Details
Finally Sora is out, we’ve been teased with it, with all the hype around it, with all the information and finally it’s out. Anybody can try it for a price, and anybody can finally become a cinematographer, all you need is access to the internet.
Now, a thing that makes Sora stand out from the competition is that Openai went way ahead and built a completely new UI for this product. The chat box is now replaced with a story board, where you can create composite videos and connect these together to create a timeline for your video.
As you can see from the picture above, you have a basic interface that allows you to arrange clips in between, each clip as an input box where you can add some text and as such creating a continuous timeline.
For each box you can add a base picture or video for the AI to understand the basic principle you have there. If you simply access their homepage you’ll already see a lot of real life examples generated by users.
I believe this is one of the slickets UI we currently have in the industry for video generation. Note there is no sound with the video, so probably that’s going to be the next big thing that Sora will have at some point in time. I say that but there’s virtually no interest from OpenAI to do this, yet if I were OpenAI that would be exactly the next thing I would do to make this tool complete.
Now back to the UI, in the bottom bar we have a bunch of controls to allow us to do our experimentation.
First input you can select the video aspect ratio, which comes in 3 options: horizontal, square and vertical.
Next we can select a resolution of the image, by default it’s 480p which isn’t really great but good enough to understand if this is the direction you want. Note that higher resolution requires way more time.
You can also select duration, amount of variations and some instagram like presets that will make your video look better. Lastly we have a help that informs you about the cost incurred to generate the current video.
Here are a couple of examples generated:
Prompt: A realistic full red feathered owl stands majestically in the center of the frame, its vibrant red feathers glistening under the soft lighting. The owl's powerful muscles are visible as it stands with its closed open. The background is a subtle gradient to keep the focus on the owl.

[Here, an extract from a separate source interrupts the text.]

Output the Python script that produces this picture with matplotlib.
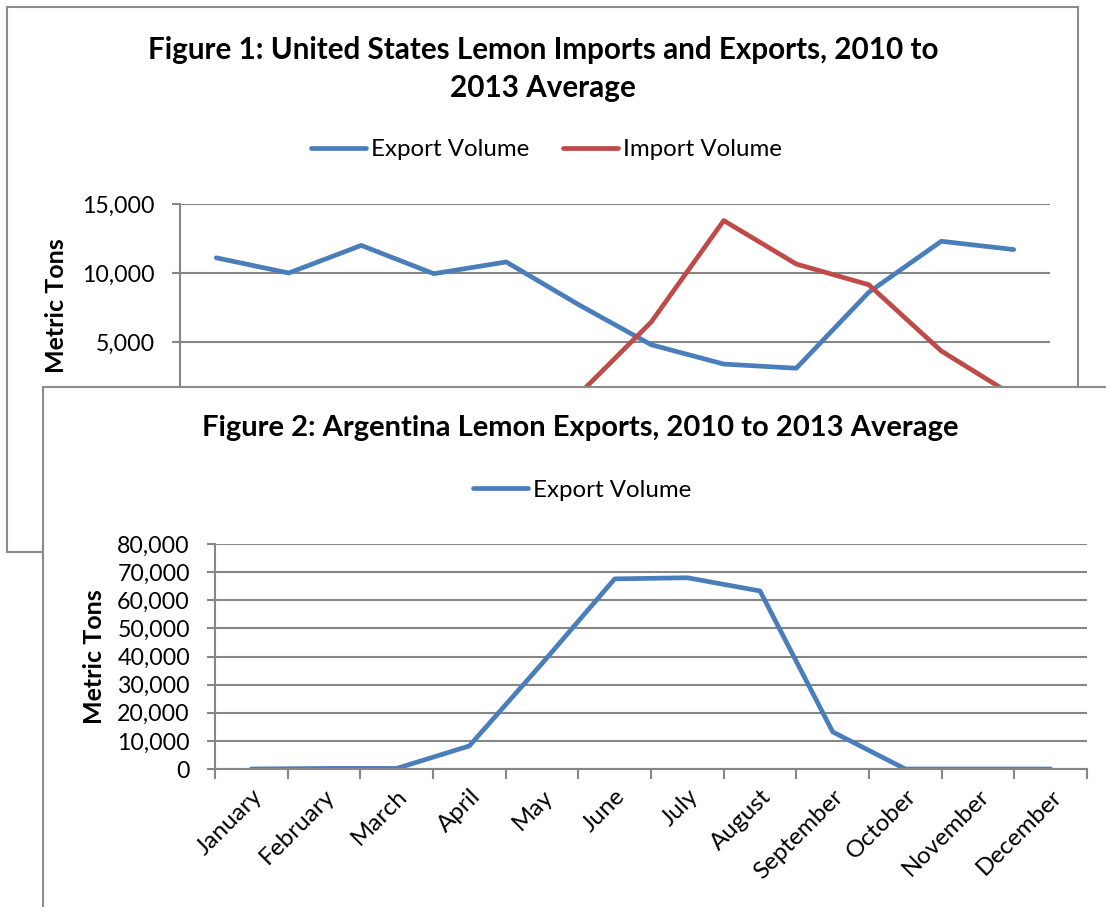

Scene1: A panoramic view of the mountains in the Philippines as a powerful typhoon rages. Dark, menacing clouds swirl above, casting a shadow over the lush, green peaks. Heavy rain pours down in torrents, creating waterfalls that cascade down the mountainsides. The wind howls through the valleys, bending the trees and whipping the vegetation fiercely. Occasional flashes of lightning illuminate the scene, adding to the dramatic atmosphere. The landscape is rugged and wild, emphasizing the raw power of nature in full force.
Scene 2: The rain intensifies, and the wind grows stronger, with trees bending further under the pressure.
Prompt: A man in a sleek black suit holding a bouquet walks along a cobblestone path at sunrise. The camera follows his silhouette closely from behind, capturing the warm golden light of the early morning with cinematic softness.
Now the videos look really impressive, but you can see that sometimes the AI mixes up the depth and continuity of the movement. Especially in the last example, you can clearly see that something’s off, but can’t really figure out what, well at a frame in time, you can see that the legs are mixed-up and they are somehow magically switched positions.
That leads us to the main culprit the AI still has. It doesn’t perceive physics, or depth. It just compares and creates images shallowly without any depth to it. That said, it is really hard to make this happen, because doing this you’d need to make a simulation first, over the attempt to simply generate videos from images. In the end what we’re trying to achieve is simulation of a real world, wrapped into a specific scenario.
Let’s say we want to show a video of “a falling apple onto the ground”, the AI will do what it did so far, it learned unconsciously by looking at millions of examples of what happens to an apple or any object when it falls down, and it will simulate the same action, as a video. Now if we want to add something out of the ordinary, the AI doesn’t really know how to do that as it tries to recreate just from things it saw, instead of thinking what would the consequences of gravity or other external factors would do to the apple. To address that we need to make the AI learn consciously. Instead of learning as a baby by simply absorbing information and replicating it, we need to convert it into a teenager that learns things to understand how it works.
Now this is really hard to do, as it requires that we really have Artificial Consciousness. Alternatively, which sounds more credible to me, is to give the AI a playground with simulations, where it could simulate actions and consequences of 3d worlds, and I think Nvidia will have an enormous role at, because 3d worlds require tons of mathematical computation for the physics engines to work properly, and Nvidia produces the best hardware for that yet.
But I’m no genius, so probably there’ll be a clever person that will figure out the smartest and optimistic way to achieve this.
To conclude I want to say that, where we are today, is miles ahead of where we were a year ago. I remember just around christmas last year I was speaking about Pika 1.0 which was already super cool, today tho, the results are simply incredible. Despite the drawbacks, the current version already allows you to achieve incredible results, and you already can be a movie producer!
What a time to be alive! Welcome to the future.
P.S: There are no google examples, because google didn't show anything it just announced it. That's it. Thanks for that google.